— Start THE RECORDS —

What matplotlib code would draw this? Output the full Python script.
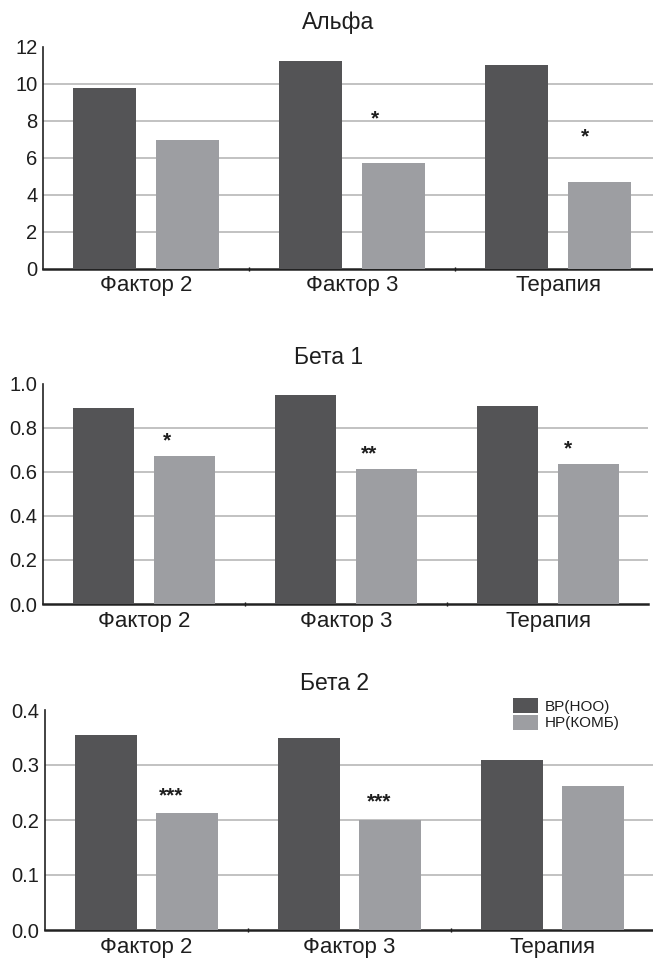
import matplotlib
matplotlib.use("Agg")
import matplotlib.pyplot as plt
import numpy as np
from matplotlib.patches import Patch
from matplotlib.ticker import FixedLocator

plt.rcParams["font.family"] = ["Liberation Sans", "DejaVu Sans"]

categories = ["Фактор 2", "Фактор 3", "Терапия"]
series_names = ["ВР(НОО)", "НР(КОМБ)"]

# значения по панелям: ВР(НОО) и НР(КОМБ)
alpha_vr = [9.8, 11.25, 11.0]
alpha_nr = [6.95, 5.7, 4.7]
alpha_stars = ["", "*", "*"]

beta1_vr = [0.89, 0.95, 0.90]
beta1_nr = [0.67, 0.61, 0.635]
beta1_stars = ["*", "**", "*"]

beta2_vr = [0.354, 0.350, 0.310]
beta2_nr = [0.212, 0.200, 0.261]
beta2_stars = ["***", "***", ""]

DARK = "#545456"
LIGHT = "#9d9ea2"
GRID = "#bdbdbd"
TEXT = "#1e1e1e"

W, H = 653, 960
fig = plt.figure(figsize=(W / 100, H / 100), dpi=100)


def panel(title, vr, nr, stars, yticks, fmt, star_gap, px, star_dx):
    # px: левый край, шаг групп, низ и верх оси, правый край (в пикселях)
    left, step, bottom, top, right, title_x, title_y = px
    ax = fig.add_axes([left / W, 1 - bottom / H, (right - left) / W, (bottom - top) / H])
    x = np.arange(len(categories))
    ax.bar(x - 0.2, vr, width=0.305, color=DARK, zorder=3)
    ax.bar(x + 0.2, nr, width=0.305, color=LIGHT, zorder=3)

    ax.set_xlim(-0.5, -0.5 + (right - left) / step)
    ax.set_ylim(yticks[0], yticks[-1])
    ax.set_yticks(yticks)
    ax.set_yticklabels([fmt.format(t) for t in yticks], fontsize=14.5, color=TEXT)
    for t in yticks[1:-1]:
        ax.axhline(t, color=GRID, lw=1.3, zorder=1)

    ax.set_xticks(x)
    ax.set_xticklabels(categories, fontsize=16, color=TEXT)
    ax.xaxis.set_minor_locator(FixedLocator([0.5, 1.5]))
    ax.tick_params(axis="x", which="major", length=0, pad=5)
    ax.tick_params(axis="x", which="minor", length=3, width=1, direction="inout")
    ax.tick_params(axis="y", length=0, pad=4)

    for s in ["top", "right"]:
        ax.spines[s].set_visible(False)
    ax.spines["bottom"].set_linewidth(1.8)
    ax.spines["left"].set_linewidth(1.2)
    ax.spines["bottom"].set_color("#222222")
    ax.spines["left"].set_color("#222222")

    for i, s in enumerate(stars):
        if s:
            ax.annotate(s, (x[i] + 0.2 + star_dx[i], nr[i] + star_gap),
                        xytext=(0, -5), textcoords="offset points",
                        ha="center", va="center", fontsize=15,
                        fontweight="bold", color=TEXT)

    fig.text(title_x / W, 1 - title_y / H, title, ha="center", va="center",
             fontsize=16.5, color=TEXT)
    return ax


panel("Альфа", alpha_vr, alpha_nr, alpha_stars, [0, 2, 4, 6, 8, 10, 12], "{:g}",
      2.8, (43, 206, 268.5, 47, 653, 338, 22), [0, -0.09, -0.07])
panel("Бета 1", beta1_vr, beta1_nr, beta1_stars, [0.0, 0.2, 0.4, 0.6, 0.8, 1.0], "{:.1f}",
      0.1, (43, 202, 604, 383.5, 648, 329, 358), [-0.085, -0.085, -0.1])
ax3 = panel("Бета 2", beta2_vr, beta2_nr, beta2_stars, [0.0, 0.1, 0.2, 0.3, 0.4], "{:.1f}",
            0.045, (45, 203, 930, 710, 653, 334, 683), [-0.08, -0.055, 0])

handles = [Patch(facecolor=DARK), Patch(facecolor=LIGHT)]
fig.legend(handles, series_names, loc="upper left", bbox_to_anchor=(513 / W, 1 - 698 / H),
           frameon=False, fontsize=11, handlelength=1.65, handleheight=1.15,
           labelspacing=0.05, handletextpad=0.4, borderpad=0, borderaxespad=0,
           labelcolor=TEXT)

fig.savefig("out.png", dpi=100)
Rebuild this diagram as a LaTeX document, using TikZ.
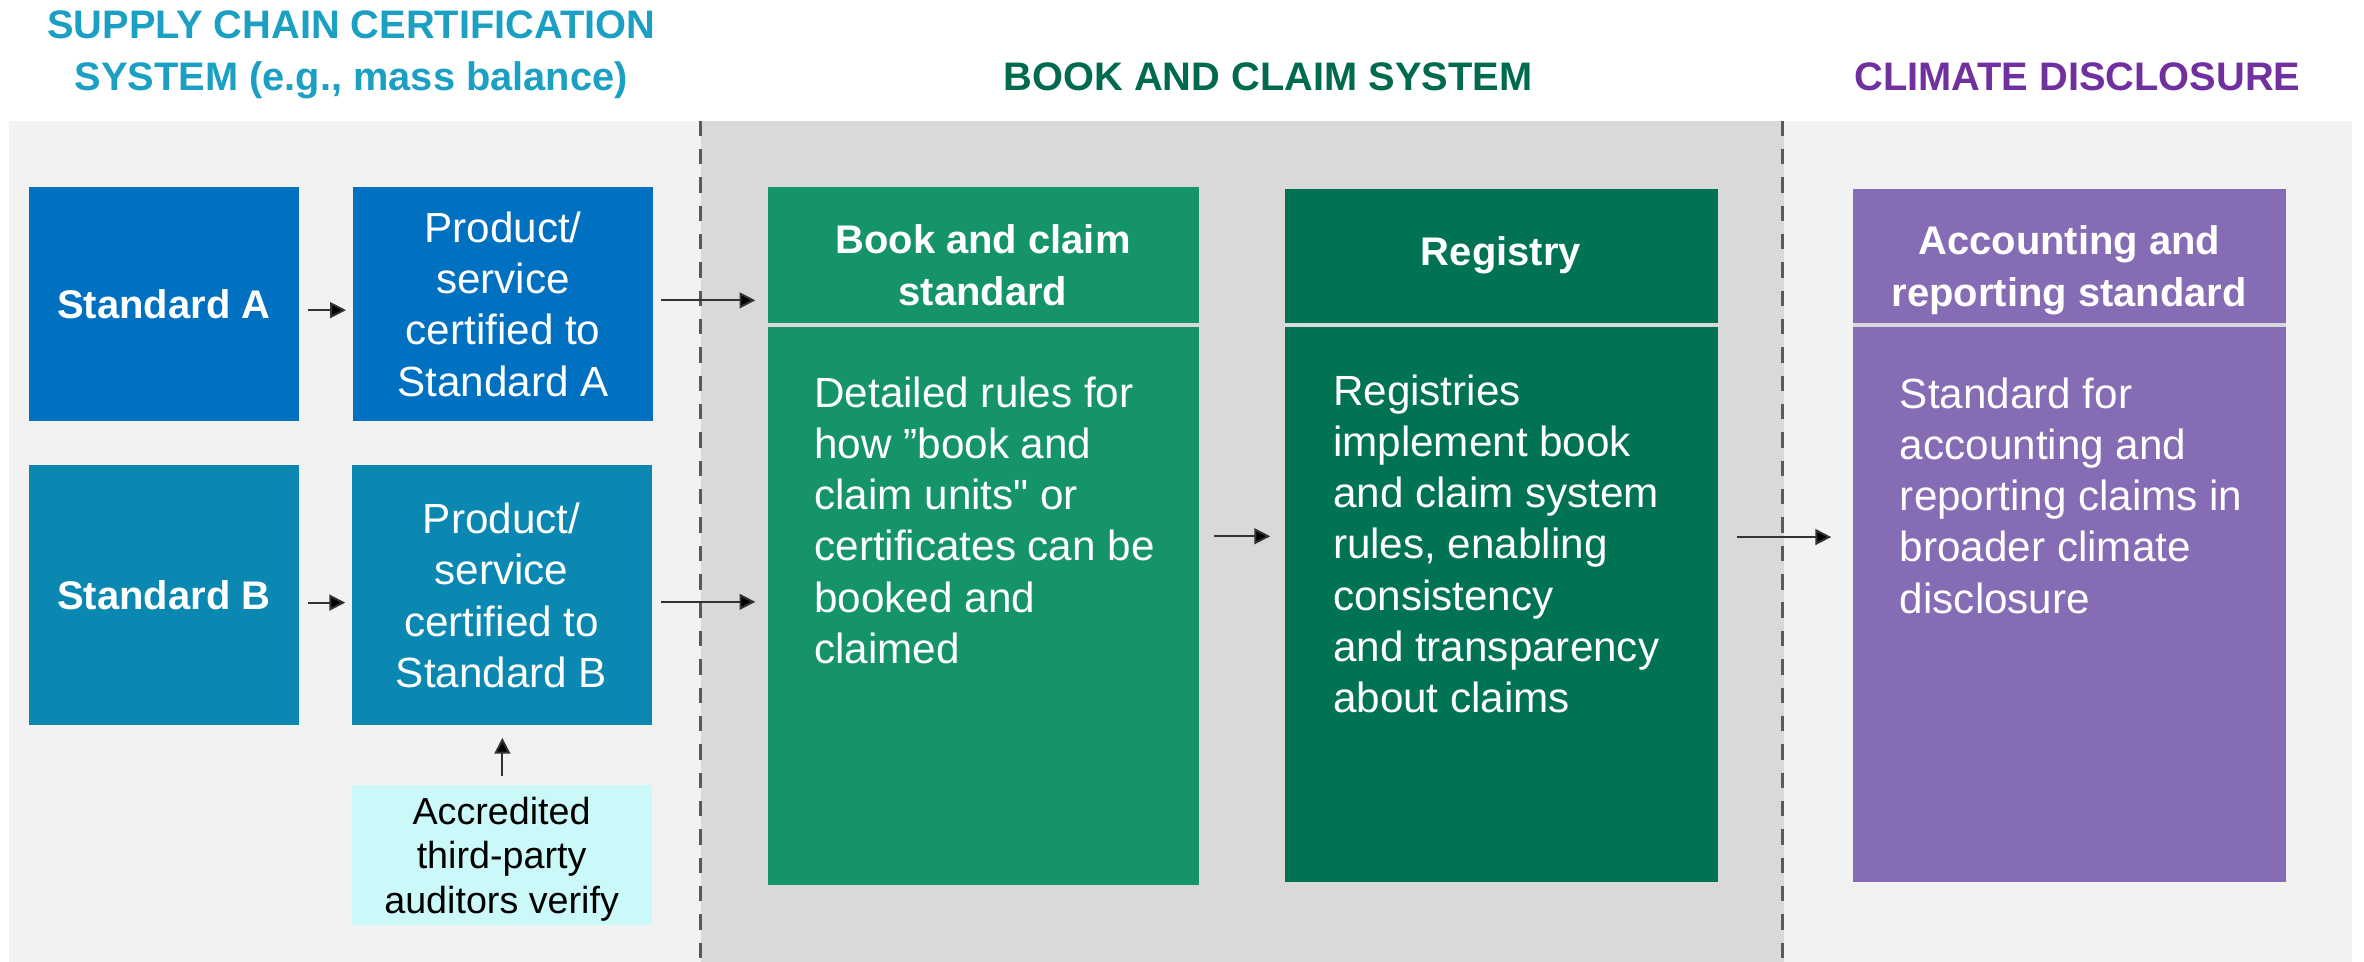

— End THE RECORDS —

Reproduce the full listing above verbatim, with no pictures included.

▶ **COMPLETE OUTPUT**:
What matplotlib code would draw this? Output the full Python script.
import matplotlib
matplotlib.use("Agg")
import matplotlib.pyplot as plt
import numpy as np
from matplotlib.patches import Patch
from matplotlib.ticker import FixedLocator

plt.rcParams["font.family"] = ["Liberation Sans", "DejaVu Sans"]

categories = ["Фактор 2", "Фактор 3", "Терапия"]
series_names = ["ВР(НОО)", "НР(КОМБ)"]

# значения по панелям: ВР(НОО) и НР(КОМБ)
alpha_vr = [9.8, 11.25, 11.0]
alpha_nr = [6.95, 5.7, 4.7]
alpha_stars = ["", "*", "*"]

beta1_vr = [0.89, 0.95, 0.90]
beta1_nr = [0.67, 0.61, 0.635]
beta1_stars = ["*", "**", "*"]

beta2_vr = [0.354, 0.350, 0.310]
beta2_nr = [0.212, 0.200, 0.261]
beta2_stars = ["***", "***", ""]

DARK = "#545456"
LIGHT = "#9d9ea2"
GRID = "#bdbdbd"
TEXT = "#1e1e1e"

W, H = 653, 960
fig = plt.figure(figsize=(W / 100, H / 100), dpi=100)


def panel(title, vr, nr, stars, yticks, fmt, star_gap, px, star_dx):
    # px: левый край, шаг групп, низ и верх оси, правый край (в пикселях)
    left, step, bottom, top, right, title_x, title_y = px
    ax = fig.add_axes([left / W, 1 - bottom / H, (right - left) / W, (bottom - top) / H])
    x = np.arange(len(categories))
    ax.bar(x - 0.2, vr, width=0.305, color=DARK, zorder=3)
    ax.bar(x + 0.2, nr, width=0.305, color=LIGHT, zorder=3)

    ax.set_xlim(-0.5, -0.5 + (right - left) / step)
    ax.set_ylim(yticks[0], yticks[-1])
    ax.set_yticks(yticks)
    ax.set_yticklabels([fmt.format(t) for t in yticks], fontsize=14.5, color=TEXT)
    for t in yticks[1:-1]:
        ax.axhline(t, color=GRID, lw=1.3, zorder=1)

    ax.set_xticks(x)
    ax.set_xticklabels(categories, fontsize=16, color=TEXT)
    ax.xaxis.set_minor_locator(FixedLocator([0.5, 1.5]))
    ax.tick_params(axis="x", which="major", length=0, pad=5)
    ax.tick_params(axis="x", which="minor", length=3, width=1, direction="inout")
    ax.tick_params(axis="y", length=0, pad=4)

    for s in ["top", "right"]:
        ax.spines[s].set_visible(False)
    ax.spines["bottom"].set_linewidth(1.8)
    ax.spines["left"].set_linewidth(1.2)
    ax.spines["bottom"].set_color("#222222")
    ax.spines["left"].set_color("#222222")

    for i, s in enumerate(stars):
        if s:
            ax.annotate(s, (x[i] + 0.2 + star_dx[i], nr[i] + star_gap),
                        xytext=(0, -5), textcoords="offset points",
                        ha="center", va="center", fontsize=15,
                        fontweight="bold", color=TEXT)

    fig.text(title_x / W, 1 - title_y / H, title, ha="center", va="center",
             fontsize=16.5, color=TEXT)
    return ax


panel("Альфа", alpha_vr, alpha_nr, alpha_stars, [0, 2, 4, 6, 8, 10, 12], "{:g}",
      2.8, (43, 206, 268.5, 47, 653, 338, 22), [0, -0.09, -0.07])
panel("Бета 1", beta1_vr, beta1_nr, beta1_stars, [0.0, 0.2, 0.4, 0.6, 0.8, 1.0], "{:.1f}",
      0.1, (43, 202, 604, 383.5, 648, 329, 358), [-0.085, -0.085, -0.1])
ax3 = panel("Бета 2", beta2_vr, beta2_nr, beta2_stars, [0.0, 0.1, 0.2, 0.3, 0.4], "{:.1f}",
            0.045, (45, 203, 930, 710, 653, 334, 683), [-0.08, -0.055, 0])

handles = [Patch(facecolor=DARK), Patch(facecolor=LIGHT)]
fig.legend(handles, series_names, loc="upper left", bbox_to_anchor=(513 / W, 1 - 698 / H),
           frameon=False, fontsize=11, handlelength=1.65, handleheight=1.15,
           labelspacing=0.05, handletextpad=0.4, borderpad=0, borderaxespad=0,
           labelcolor=TEXT)

fig.savefig("out.png", dpi=100)
Rebuild this diagram as a LaTeX document, using TikZ.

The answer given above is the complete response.